日本道路公団においては、高速道路等の建設を毎年多数実施しているが、そのうち、札幌建設局ほか3建設局(注)
が昭和54年度に施行している道央自動車道岩見沢東工事ほか21工事(工事費総額589億3000万円)について検査したところ、次のとおり、鋼矢板工費の積算が適切でないと認められる点が見受けられた。
すなわち、上記の22工事においては、構造物基礎等の掘削に際して、土留め及び締切りのために鋼矢板工を施工しているが、この鋼矢板の打ち込み及び引き抜き費の積算については、本社制定の土木・事積算要領(以下「積算要領」という。
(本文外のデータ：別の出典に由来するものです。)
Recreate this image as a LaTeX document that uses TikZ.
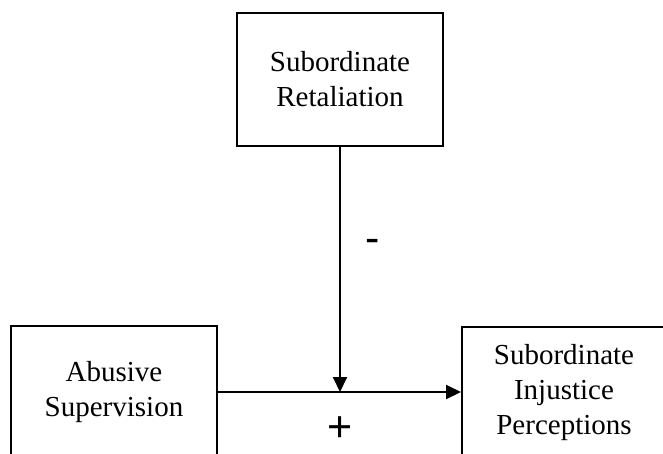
\documentclass[tikz,border=0pt]{standalone}
\usepackage{fontspec}
\setmainfont{Liberation Serif}
\newfontfamily\signfont{Liberation Sans}
\usetikzlibrary{arrows.meta}

\begin{document}
\begin{tikzpicture}[x=1pt,y=-1pt,
    box/.style={draw,line width=2pt,minimum width=206pt,minimum height=133pt,
        inner sep=0pt,align=center,font=\fontsize{29}{35}\selectfont},
    pfeil/.style={line width=2pt,-{Triangle[length=15pt,width=14pt]}},
    sign/.style={font=\signfont\fontsize{43}{43}\selectfont}]

\clip (0,0) rectangle (663,453);

% Kaesten
\node[box] (retal) at (340,79) {Subordinate\\Retaliation};
\node[box] (abuse) at (114,392) {Abusive\\Supervision};
\node[box,minimum width=204pt] (injust) at (564,393) {Subordinate\\Injustice\\Perceptions};

\coordinate (meet) at (retal.south |- abuse.east);

% Pfeile
\draw[pfeil] (abuse.east) -- (injust.west |- abuse.east);
\draw[pfeil] (retal.south) -- (meet);

\node[sign] (minus) at (373,246) {-};
\node[sign] (plus) at (340,429) {+};

\end{tikzpicture}
\end{document}
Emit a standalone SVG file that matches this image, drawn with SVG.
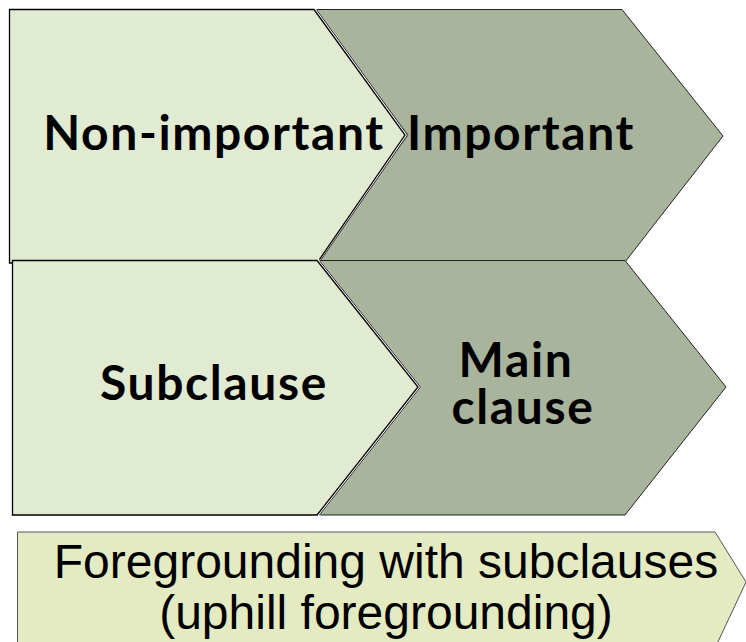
<svg xmlns="http://www.w3.org/2000/svg" width="746" height="642" viewBox="0 0 746 642">
  <style>
    .light { fill: #e0ebd1; stroke: #000; stroke-width: 1.3; }
    .dark { fill: #a8b59c; stroke: #222; stroke-width: 1; }
    .gap { fill: none; stroke: #fff; stroke-width: 5; stroke-linejoin: miter; }
    .notch { fill: none; stroke: #222; stroke-width: 1; }
    .banner { fill: #e4eac1; stroke: #555; stroke-width: 1; }
    .lbl { font-family: Lato, "Noto Sans", "DejaVu Sans", sans-serif; font-weight: bold; font-size: 48px; letter-spacing: 1.6px; fill: #000; text-anchor: middle; }
    .cap { font-family: "Liberation Sans", Arial, sans-serif; font-size: 48px; fill: #000; text-anchor: middle; }
  </style>

  <!-- top row: dark chevron -->
  <g id="important">
    <polygon class="dark" points="314,9.5 622,9.5 723,136 625,262 317,262 408,135"/>
    <polyline class="gap" points="314,9.5 405,135 317,262"/>
    <polyline class="notch" points="316.5,9.5 407.5,135 319.5,262"/>
    <text class="lbl" x="521" y="150">Important</text>
  </g>

  <!-- top row: light pentagon -->
  <g id="non-important">
    <polygon class="light" points="9.5,9.5 314,9.5 405,135 317,263 9.5,263"/>
    <text class="lbl" x="214" y="150">Non-important</text>
  </g>

  <!-- bottom row: dark chevron -->
  <g id="main-clause">
    <polygon class="dark" points="317,260.5 625,260.5 726,387 625,515 317,515 420,387"/>
    <polyline class="gap" points="317,260.5 418,387 317,515"/>
    <polyline class="notch" points="319.5,260.5 420.5,387 319.5,515"/>
    <text class="lbl" x="516" y="377">Main</text>
    <text class="lbl" x="523" y="424">clause</text>
  </g>

  <!-- bottom row: light pentagon -->
  <g id="subclause">
    <polygon class="light" points="12.5,260.5 317,260.5 418,387 317,515 12.5,515"/>
    <text class="lbl" x="214" y="400">Subclause</text>
  </g>

  <!-- caption banner -->
  <g id="caption">
    <polygon class="banner" points="17.5,532 715,532 746,582 716,646 17.5,646"/>
    <text class="cap" x="386" y="578">Foregrounding with subclauses</text>
    <text class="cap" x="386" y="629">(uphill foregrounding)</text>
  </g>

  <g id="connectors"></g>
</svg>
)により、鋼矢板打ち込み費を4億9799万余円、同引き抜き費を4億4433万余円、計9億4233万余円と算定している。
しかして、上記の鋼矢板の打ち込み及び引き抜き費の積算に当たっては、鋼矢板の長さに応じて出力22kWから45kW の振動くい打ち機及びそれに適合した組合せ機械を使用することとし、また、1日当たりの施工枚数を鋼矢板の打ち込み及び引き抜き長さ別に定め、これを鋼矢板の種類及び地盤強度(N値)により補正することとしていて、例えば、長さ10mのIII型鋼矢板をN値7以下の箇所に全長打ち込み又は引き抜く場合、1日当たりの施工枚数を、打ち込みは12枚、引き抜きは13枚としている。
しかしながら、近年、この種施工機械が大型化し、作業能率が向上しており、本院が既往年度契約のものを含め鋼矢板の打ち込み及び引き抜きの施工実態について調査したところ、振動くい打ち機はほとんど出力40kWから60kWのものが使用されているなど施工機械が大型化していて、1日当たりの施工枚数は積算要領で定めている枚数を大幅に上回っており、打ち込みでは1.8倍以上、引き抜きでは1.9倍以上となっている状況であった。
したがって、前記各工事について施工の実態に即して鋼矢板工費を積算したとすれば、積算額を約3億3600万円程度低減できたと認められる。
上記についての本院の指摘に基づき、日本道路公団では、55年9月に積算要領の鋼矢板打ち込み及び引き抜き費を施工の実態に適合したものに改め、同年10月以降契約する工事から適用することとする処置を講じた。